Jerusalem Grapevine: Multiplying projects

Lev Leviev (photo credit: SCOTT WINTROW / GETTY IMAGES NORTH AMERICA / AFP)
Lev Leviev
(photo credit: SCOTT WINTROW / GETTY IMAGES NORTH AMERICA / AFP)
► THERE’S AN additional powerful player in the Jerusalem Municipality’s urge for urban renewal. So many old buildings are either being torn down or spruced up to give a face-lift to the city that certain streets and suburbs have become unrecognizable, as familiar structures disappear, to be replaced by tall towers that block the view of the distant horizon.
Real estate in the capital was once sold on the promise of a view to the Judean desert. Not anymore, because even a view from a penthouse gracing a tall tower is temporary and remains only till an even taller tower goes up next door. Tel Aviv long ago began to emulate Hong Kong, and Jerusalem is beginning to do the same.
Now ready to aggressively compete for the Tama 38-Alef Evacuate and Build projects in Jerusalem is a subsidiary of Africa Israel called Africa Urban Renewal.
The parent company, in which billionaire Lev Leviev has the controlling stake, has for years been criticized for allowing the former President Hotel on Ahad Ha’am Street to fall into total neglect – so much so that the structure is dangerous.

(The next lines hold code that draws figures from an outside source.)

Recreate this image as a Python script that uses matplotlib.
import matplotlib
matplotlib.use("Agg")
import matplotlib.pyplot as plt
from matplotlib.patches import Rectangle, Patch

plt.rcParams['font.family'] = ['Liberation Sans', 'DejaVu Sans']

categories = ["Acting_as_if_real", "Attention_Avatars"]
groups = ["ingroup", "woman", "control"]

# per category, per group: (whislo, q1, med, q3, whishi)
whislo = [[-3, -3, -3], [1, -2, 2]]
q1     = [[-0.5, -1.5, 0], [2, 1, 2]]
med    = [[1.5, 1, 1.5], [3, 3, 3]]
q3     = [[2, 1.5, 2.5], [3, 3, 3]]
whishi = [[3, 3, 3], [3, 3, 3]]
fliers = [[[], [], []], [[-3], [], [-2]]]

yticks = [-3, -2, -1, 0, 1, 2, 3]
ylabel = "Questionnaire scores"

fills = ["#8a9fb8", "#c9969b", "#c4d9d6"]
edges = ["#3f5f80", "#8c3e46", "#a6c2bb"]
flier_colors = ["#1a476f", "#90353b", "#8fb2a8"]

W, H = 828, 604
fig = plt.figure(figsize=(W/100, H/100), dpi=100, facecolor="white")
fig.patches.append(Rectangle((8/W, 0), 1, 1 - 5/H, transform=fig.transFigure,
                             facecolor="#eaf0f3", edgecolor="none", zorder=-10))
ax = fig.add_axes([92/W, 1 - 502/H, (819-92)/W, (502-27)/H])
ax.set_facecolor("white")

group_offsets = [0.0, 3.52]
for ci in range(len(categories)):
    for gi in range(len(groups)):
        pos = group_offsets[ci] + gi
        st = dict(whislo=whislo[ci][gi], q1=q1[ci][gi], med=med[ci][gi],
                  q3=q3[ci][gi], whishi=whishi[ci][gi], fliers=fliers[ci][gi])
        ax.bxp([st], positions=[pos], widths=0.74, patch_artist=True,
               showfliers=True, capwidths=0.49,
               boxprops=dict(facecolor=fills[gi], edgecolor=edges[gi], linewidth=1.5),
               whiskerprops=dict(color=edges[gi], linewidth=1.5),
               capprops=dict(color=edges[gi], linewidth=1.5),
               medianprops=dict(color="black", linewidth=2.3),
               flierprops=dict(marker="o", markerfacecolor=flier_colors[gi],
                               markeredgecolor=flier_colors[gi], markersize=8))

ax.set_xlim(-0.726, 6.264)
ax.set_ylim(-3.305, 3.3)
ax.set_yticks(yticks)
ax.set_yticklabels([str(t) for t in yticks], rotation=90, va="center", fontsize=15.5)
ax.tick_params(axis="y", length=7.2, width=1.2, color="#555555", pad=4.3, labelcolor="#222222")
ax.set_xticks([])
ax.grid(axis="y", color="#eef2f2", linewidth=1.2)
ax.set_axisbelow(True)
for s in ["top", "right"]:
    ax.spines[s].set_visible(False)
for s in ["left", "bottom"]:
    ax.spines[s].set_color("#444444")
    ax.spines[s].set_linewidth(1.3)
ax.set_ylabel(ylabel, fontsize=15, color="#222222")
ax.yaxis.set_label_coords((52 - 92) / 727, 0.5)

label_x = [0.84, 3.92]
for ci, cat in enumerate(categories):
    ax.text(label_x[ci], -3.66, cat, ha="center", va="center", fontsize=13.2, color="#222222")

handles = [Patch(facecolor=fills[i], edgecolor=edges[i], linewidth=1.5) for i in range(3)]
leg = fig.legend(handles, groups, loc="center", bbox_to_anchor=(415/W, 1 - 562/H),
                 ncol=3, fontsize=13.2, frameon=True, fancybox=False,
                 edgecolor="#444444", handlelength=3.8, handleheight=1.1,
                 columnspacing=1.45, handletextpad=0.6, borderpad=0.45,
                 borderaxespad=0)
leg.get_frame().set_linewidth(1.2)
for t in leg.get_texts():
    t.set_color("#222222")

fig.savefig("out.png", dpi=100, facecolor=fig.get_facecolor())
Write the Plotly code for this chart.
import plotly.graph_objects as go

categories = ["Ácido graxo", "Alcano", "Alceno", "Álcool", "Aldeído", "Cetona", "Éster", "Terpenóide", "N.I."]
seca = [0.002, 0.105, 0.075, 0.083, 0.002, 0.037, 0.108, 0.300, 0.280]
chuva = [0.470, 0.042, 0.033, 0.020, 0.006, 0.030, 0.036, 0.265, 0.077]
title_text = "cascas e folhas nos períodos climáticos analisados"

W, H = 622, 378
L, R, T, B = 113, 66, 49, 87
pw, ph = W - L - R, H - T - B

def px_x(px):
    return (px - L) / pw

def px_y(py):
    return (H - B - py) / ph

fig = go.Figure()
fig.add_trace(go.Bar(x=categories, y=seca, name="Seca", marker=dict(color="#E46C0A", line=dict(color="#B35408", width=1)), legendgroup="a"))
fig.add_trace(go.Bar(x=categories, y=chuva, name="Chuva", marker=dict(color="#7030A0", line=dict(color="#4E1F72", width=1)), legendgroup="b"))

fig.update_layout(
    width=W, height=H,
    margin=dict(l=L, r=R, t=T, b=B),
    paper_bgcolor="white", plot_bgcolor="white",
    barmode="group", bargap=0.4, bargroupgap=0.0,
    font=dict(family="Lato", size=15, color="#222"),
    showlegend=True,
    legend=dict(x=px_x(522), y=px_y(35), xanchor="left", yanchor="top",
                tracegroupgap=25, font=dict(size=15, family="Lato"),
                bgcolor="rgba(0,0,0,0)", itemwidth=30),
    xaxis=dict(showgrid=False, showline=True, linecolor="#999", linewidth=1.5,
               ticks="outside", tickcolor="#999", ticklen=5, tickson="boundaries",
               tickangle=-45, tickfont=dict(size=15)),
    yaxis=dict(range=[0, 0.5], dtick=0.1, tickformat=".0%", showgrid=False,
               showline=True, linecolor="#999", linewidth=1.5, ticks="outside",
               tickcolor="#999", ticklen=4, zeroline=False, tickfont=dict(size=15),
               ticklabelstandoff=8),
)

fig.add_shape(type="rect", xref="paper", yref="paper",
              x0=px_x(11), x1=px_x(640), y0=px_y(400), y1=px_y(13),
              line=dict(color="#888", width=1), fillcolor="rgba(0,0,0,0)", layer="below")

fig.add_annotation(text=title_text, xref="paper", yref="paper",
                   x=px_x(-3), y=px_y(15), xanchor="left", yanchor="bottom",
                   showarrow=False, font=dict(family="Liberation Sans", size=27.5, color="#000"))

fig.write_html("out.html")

The building, situated on half a hectare of land, was purchased some 28 years ago by Africa Israel, which intended to construct a luxury residential complex on the site. But the municipality, which is consistently interested in adding to the number of hotels in the city, insisted that it should remain a hotel. Leviev dug in his heels, and the building, which at one stage changed its identity to become an immigrant absorption center, continued to deteriorate.
Finally, in mid-2014, Leviev reached a compromise agreement with the municipality whereby the property that he would build in place of the President Hotel would be a mixed hotel and residential complex.
However, there has been no progress since then, and the building remains an eyesore. For whatever reason, the municipality has not used this as leverage against Africa Israel in the latter’s applications for permits for other building projects in the city.
Now it seems that its projects will multiply. In an interview that Assaf Simon, the CEO of Africa Urban Renewal, gave to Kuti Fundaminsky of Yediot Yerushalayim, he made it clear that the company intends to outbid its rivals in the construction industry and have a monopoly over future Tama 38-Alef projects. He conceded that it won’t be easy – not so much because of the competition, but because Jerusalemites tend to be suspicious of real estate developers and will not be quick to sign on the dotted line. Nonetheless, he was confident that the company would be able to persuade reluctant apartment owners to join in the renewal enterprise.
► FRICTION BEGAN to develop in Talbiyeh’s Hazvi Yisrael synagogue, which has three separate congregations, which convene on different levels of the building and conduct their services in different ways and at different times.
The top floor of the building is in need of repair, and until this is completed, the congregants have been invited to participate in services in the main synagogue, where the Shabbat service is usually held at a fairly leisurely pace, and with congregational singing. On the other hand, the upstairs service runs at the pace of an express train and is over within less than an hour and a half. Certain passages of the service are omitted and, generally, there is no singing.
Last Saturday, as part of the welcome for the upstairs congregants, some of their members were invited to conduct the service. Afterward, there were complaints from the regulars who attend the main service. “We invited them to participate, not to take over,” fumed an angry Anita (Sugie) Ellis. “Someone should tell them that buses don’t run on Shabbat,” said one of the male congregants from the central congregation. There was great dissatisfaction in general, and there were fears that the situation could erupt into civil war. To prevent that from happening, the upstairs services were moved temporarily to the Na’amat premises on the corner of Shalom Aleichem and Jabotinsky streets. Services begin at 8:45 a.m.